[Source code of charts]

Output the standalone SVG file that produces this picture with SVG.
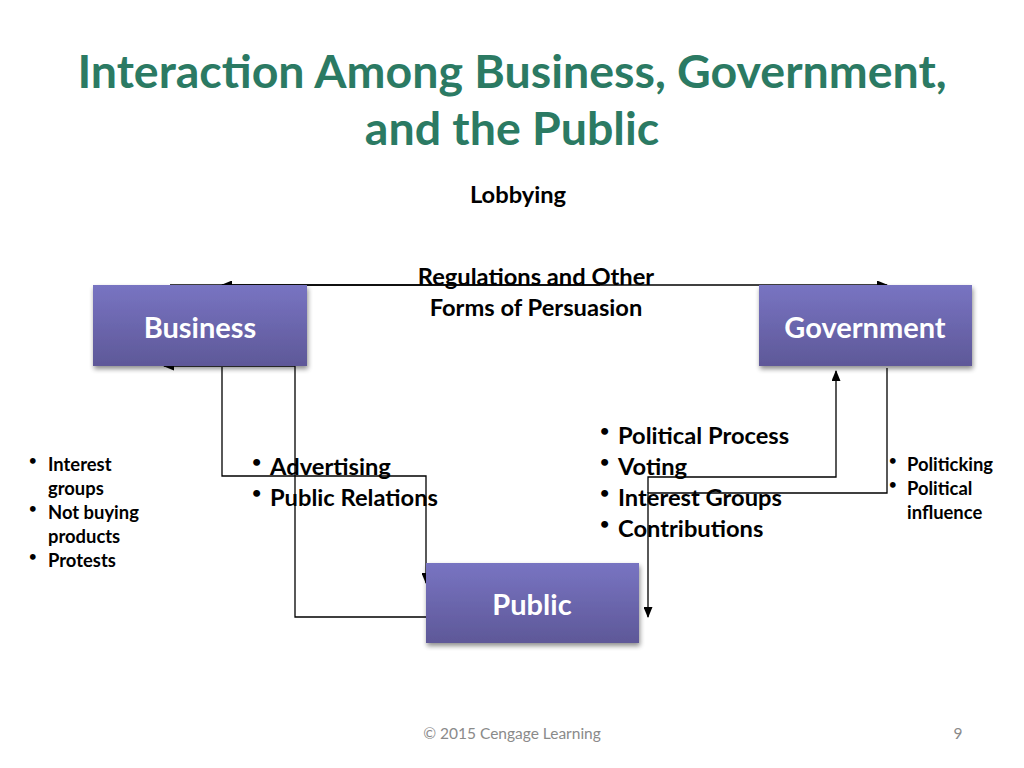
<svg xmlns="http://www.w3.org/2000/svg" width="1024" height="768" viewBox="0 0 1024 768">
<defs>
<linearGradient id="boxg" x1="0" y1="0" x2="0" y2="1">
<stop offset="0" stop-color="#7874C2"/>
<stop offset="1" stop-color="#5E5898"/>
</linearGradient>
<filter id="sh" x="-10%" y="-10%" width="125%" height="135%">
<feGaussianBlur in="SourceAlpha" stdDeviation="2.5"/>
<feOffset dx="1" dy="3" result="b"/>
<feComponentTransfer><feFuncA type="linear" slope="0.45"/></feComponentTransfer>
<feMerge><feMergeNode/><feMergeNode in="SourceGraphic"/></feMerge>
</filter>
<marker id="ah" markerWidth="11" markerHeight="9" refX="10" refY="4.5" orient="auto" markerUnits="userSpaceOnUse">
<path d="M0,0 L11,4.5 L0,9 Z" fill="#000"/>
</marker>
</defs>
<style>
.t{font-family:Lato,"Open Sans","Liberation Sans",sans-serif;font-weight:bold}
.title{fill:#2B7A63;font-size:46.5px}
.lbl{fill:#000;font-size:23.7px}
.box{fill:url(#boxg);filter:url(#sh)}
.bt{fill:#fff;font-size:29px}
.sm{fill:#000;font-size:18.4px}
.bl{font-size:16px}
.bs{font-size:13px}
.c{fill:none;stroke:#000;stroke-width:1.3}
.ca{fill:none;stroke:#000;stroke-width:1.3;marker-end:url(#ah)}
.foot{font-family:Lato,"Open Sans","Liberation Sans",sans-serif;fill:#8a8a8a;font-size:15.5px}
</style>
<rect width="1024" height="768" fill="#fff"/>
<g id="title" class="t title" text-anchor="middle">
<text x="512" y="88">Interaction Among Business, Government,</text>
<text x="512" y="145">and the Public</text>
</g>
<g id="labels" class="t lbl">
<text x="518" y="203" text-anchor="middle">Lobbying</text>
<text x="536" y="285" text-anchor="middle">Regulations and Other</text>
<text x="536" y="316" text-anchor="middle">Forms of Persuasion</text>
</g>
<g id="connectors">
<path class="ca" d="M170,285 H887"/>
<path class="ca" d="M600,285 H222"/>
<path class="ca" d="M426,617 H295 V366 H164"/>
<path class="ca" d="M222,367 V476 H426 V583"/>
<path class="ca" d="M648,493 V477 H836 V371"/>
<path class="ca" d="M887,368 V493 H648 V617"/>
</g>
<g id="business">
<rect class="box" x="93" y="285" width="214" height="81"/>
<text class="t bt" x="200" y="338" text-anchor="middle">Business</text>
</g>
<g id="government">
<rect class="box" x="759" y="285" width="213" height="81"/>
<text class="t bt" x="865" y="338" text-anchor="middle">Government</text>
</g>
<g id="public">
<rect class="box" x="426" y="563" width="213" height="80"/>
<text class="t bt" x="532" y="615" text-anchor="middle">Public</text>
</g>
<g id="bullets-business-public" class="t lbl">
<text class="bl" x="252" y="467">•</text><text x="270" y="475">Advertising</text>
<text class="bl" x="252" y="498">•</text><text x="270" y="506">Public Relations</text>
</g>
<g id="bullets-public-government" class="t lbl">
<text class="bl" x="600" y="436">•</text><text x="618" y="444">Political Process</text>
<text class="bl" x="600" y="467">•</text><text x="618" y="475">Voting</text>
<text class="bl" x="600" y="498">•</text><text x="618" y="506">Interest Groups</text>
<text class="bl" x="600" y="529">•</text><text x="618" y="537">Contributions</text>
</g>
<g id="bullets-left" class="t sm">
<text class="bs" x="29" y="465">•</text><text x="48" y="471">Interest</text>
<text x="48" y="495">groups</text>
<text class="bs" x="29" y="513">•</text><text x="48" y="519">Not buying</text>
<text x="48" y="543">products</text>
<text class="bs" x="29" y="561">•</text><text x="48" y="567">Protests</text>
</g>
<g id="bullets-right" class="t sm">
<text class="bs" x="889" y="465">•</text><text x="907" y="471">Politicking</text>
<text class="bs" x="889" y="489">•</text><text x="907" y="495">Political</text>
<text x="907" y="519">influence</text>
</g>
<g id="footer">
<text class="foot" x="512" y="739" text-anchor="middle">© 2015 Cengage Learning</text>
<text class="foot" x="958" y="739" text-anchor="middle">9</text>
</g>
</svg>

--

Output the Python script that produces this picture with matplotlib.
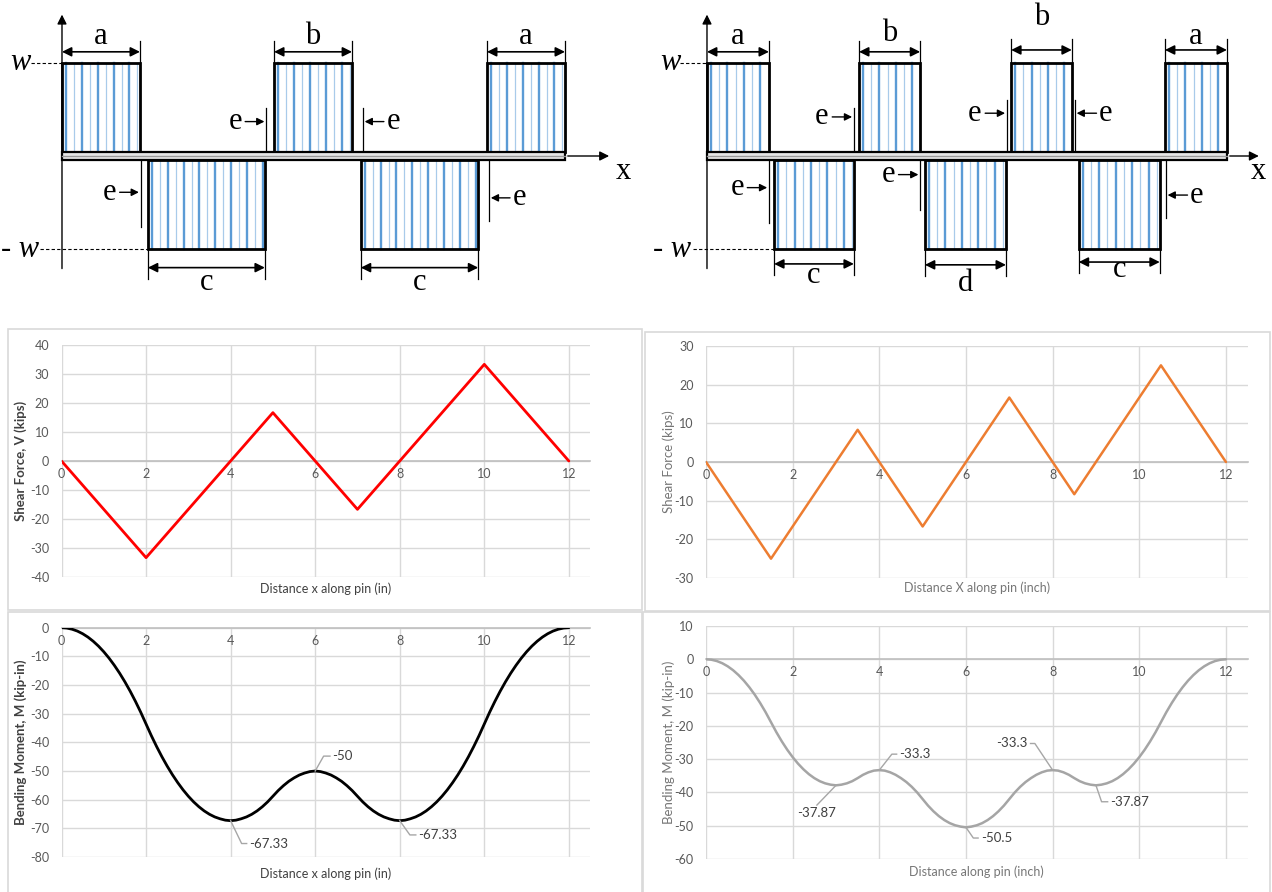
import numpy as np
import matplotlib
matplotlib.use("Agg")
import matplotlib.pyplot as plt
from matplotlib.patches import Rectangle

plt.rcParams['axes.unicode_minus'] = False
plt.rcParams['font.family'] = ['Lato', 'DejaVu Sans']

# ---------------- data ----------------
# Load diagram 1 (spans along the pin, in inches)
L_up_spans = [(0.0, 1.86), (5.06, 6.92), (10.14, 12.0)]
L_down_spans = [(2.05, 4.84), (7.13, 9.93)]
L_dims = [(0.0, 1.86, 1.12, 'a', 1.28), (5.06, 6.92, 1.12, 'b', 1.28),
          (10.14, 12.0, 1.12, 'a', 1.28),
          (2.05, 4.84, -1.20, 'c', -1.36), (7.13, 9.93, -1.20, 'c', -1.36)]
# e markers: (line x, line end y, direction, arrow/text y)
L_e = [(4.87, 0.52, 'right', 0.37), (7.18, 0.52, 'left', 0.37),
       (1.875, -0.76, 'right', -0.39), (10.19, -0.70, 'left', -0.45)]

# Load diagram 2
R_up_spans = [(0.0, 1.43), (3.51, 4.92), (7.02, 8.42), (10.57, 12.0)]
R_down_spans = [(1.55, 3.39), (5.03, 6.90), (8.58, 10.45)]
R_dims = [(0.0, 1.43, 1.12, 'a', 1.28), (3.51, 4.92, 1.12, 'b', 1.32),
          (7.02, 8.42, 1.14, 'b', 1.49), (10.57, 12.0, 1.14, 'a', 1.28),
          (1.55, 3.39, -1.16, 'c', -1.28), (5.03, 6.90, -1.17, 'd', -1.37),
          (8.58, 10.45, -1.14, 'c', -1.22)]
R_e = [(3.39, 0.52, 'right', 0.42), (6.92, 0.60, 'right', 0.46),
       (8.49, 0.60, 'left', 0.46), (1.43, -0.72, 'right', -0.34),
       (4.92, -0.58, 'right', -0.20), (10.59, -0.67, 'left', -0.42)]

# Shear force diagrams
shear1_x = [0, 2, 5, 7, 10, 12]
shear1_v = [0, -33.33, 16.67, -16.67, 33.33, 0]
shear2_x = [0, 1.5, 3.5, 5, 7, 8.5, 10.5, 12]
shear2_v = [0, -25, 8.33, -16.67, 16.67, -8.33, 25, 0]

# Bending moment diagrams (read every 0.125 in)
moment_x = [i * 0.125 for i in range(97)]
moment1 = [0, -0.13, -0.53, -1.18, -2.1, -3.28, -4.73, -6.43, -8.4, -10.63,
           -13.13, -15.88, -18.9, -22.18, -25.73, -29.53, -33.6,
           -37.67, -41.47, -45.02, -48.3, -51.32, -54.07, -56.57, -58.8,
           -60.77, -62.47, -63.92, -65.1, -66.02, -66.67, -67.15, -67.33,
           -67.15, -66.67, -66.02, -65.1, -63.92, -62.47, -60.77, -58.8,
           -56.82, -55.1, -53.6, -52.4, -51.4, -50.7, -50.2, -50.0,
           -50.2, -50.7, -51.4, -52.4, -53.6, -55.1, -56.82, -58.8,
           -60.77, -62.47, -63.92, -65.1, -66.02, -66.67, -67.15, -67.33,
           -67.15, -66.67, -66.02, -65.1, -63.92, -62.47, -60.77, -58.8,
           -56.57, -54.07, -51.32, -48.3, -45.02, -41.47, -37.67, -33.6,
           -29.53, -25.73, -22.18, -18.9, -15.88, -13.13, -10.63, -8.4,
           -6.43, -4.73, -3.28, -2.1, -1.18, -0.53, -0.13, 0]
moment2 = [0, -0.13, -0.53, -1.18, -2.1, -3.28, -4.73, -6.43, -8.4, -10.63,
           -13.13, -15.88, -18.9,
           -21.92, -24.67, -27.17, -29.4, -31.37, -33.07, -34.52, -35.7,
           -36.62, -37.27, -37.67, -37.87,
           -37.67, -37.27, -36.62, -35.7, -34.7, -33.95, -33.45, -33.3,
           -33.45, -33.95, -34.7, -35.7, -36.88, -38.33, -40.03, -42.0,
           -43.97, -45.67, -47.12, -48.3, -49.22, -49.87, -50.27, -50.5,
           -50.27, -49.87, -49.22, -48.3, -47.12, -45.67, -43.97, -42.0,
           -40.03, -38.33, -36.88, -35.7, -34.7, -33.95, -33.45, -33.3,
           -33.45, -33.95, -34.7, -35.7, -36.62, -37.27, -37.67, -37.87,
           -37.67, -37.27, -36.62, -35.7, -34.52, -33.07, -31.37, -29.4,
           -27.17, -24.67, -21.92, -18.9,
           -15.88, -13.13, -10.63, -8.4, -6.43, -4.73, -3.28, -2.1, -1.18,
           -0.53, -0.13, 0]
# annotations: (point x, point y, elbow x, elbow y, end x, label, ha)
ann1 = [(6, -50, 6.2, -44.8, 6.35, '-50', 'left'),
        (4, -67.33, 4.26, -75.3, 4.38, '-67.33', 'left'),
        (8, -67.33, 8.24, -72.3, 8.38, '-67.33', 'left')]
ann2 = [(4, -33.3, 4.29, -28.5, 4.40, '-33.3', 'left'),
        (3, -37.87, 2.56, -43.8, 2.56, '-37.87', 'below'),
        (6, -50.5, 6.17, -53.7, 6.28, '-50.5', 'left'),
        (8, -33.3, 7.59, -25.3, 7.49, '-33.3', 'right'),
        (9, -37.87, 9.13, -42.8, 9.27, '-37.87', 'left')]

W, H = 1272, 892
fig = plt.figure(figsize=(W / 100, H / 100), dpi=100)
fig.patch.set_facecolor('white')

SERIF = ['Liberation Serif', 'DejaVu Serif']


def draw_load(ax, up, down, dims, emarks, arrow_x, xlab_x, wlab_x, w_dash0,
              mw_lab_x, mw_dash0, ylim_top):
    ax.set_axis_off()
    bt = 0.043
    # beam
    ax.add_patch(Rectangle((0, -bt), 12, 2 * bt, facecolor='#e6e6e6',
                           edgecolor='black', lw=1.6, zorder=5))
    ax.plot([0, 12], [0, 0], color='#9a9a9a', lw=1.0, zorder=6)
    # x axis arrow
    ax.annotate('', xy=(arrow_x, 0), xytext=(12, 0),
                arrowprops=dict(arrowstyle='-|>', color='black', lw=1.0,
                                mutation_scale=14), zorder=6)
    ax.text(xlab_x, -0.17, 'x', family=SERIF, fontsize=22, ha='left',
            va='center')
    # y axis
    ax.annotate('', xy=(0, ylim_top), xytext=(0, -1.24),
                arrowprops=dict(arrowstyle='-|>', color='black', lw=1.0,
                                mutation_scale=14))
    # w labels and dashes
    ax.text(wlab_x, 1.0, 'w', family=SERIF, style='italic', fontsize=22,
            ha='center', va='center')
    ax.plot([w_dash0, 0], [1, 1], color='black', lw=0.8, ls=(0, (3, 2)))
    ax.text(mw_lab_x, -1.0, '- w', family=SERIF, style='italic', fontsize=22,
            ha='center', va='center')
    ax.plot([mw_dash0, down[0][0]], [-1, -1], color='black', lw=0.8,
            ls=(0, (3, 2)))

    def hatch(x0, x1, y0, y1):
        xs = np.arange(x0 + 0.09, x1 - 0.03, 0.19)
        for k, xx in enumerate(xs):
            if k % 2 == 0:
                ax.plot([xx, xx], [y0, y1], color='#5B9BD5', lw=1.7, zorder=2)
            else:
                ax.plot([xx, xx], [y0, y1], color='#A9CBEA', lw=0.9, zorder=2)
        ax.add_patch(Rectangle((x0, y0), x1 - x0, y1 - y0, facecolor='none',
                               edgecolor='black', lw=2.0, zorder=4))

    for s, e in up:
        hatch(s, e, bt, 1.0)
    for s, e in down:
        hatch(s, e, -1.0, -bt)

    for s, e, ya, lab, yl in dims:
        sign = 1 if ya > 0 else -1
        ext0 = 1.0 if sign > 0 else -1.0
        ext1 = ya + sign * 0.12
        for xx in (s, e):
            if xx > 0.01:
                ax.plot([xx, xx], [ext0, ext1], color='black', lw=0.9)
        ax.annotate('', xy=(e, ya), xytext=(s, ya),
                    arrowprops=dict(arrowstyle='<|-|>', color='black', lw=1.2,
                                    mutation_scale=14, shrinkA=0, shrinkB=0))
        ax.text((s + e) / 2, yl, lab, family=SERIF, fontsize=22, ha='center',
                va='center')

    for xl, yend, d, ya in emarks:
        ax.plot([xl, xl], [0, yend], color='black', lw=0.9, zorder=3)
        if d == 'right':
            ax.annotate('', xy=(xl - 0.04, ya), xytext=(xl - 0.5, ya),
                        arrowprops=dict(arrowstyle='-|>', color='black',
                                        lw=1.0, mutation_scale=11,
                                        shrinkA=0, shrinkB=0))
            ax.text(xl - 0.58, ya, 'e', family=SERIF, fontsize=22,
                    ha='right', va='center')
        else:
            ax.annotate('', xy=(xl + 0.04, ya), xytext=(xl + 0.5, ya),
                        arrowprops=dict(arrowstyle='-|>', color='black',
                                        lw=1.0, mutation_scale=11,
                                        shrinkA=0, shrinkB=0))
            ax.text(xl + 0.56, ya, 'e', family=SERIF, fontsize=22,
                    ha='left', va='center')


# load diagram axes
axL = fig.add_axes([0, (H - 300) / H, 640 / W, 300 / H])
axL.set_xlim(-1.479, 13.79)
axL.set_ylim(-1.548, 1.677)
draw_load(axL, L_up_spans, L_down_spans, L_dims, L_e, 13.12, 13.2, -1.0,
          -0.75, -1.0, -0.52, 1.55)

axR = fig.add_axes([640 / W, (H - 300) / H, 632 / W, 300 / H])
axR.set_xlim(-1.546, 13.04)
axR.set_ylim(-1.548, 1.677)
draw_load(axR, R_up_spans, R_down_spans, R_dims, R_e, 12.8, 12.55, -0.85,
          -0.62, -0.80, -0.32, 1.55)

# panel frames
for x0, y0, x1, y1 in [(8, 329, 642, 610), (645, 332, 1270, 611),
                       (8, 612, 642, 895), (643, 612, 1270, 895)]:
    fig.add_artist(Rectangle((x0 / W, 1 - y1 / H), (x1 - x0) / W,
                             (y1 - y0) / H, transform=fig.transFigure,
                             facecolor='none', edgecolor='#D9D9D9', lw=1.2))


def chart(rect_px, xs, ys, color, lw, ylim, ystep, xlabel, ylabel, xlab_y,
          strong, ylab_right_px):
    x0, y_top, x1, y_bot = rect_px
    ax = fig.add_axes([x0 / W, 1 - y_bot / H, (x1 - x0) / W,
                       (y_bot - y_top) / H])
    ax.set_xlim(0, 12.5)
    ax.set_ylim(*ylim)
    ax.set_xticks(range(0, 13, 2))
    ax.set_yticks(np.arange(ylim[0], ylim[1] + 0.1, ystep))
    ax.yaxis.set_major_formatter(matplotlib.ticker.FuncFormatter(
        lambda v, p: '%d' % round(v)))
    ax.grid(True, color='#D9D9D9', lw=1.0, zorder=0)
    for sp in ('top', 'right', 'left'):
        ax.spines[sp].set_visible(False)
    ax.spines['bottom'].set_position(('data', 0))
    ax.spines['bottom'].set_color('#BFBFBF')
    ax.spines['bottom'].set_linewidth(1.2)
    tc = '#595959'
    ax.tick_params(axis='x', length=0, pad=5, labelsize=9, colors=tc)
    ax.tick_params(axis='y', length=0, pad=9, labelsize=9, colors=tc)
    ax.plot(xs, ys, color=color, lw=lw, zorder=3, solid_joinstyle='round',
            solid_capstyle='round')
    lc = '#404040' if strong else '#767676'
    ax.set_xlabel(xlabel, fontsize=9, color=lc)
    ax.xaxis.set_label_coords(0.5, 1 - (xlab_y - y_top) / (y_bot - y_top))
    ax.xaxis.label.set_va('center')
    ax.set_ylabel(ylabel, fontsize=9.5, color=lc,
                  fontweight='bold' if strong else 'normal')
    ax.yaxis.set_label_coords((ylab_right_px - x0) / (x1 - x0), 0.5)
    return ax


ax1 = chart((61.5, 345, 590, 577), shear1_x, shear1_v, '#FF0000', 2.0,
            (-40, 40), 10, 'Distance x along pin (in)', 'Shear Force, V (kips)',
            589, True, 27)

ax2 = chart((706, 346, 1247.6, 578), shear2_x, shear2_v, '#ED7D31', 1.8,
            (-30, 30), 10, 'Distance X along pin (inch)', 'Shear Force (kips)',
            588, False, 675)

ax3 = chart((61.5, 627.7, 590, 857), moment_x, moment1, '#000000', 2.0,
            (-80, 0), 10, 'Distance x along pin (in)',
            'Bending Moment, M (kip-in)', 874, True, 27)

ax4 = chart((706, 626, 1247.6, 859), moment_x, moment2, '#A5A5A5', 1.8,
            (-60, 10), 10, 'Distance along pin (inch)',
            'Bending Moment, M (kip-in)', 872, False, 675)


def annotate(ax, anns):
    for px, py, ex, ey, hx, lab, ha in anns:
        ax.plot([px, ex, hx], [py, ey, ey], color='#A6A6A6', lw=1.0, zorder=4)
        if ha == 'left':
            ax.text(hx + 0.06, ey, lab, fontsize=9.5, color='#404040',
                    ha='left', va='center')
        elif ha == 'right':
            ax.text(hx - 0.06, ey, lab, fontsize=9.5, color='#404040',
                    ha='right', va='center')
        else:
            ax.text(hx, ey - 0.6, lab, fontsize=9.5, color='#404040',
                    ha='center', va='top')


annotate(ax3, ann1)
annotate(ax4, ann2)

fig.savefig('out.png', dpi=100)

# Instruction
Scan the material above for the string "Output" and return the lines that hold it.

# Answer to the problem
Output the standalone SVG file that produces this picture with SVG.
Output the Python script that produces this picture with matplotlib.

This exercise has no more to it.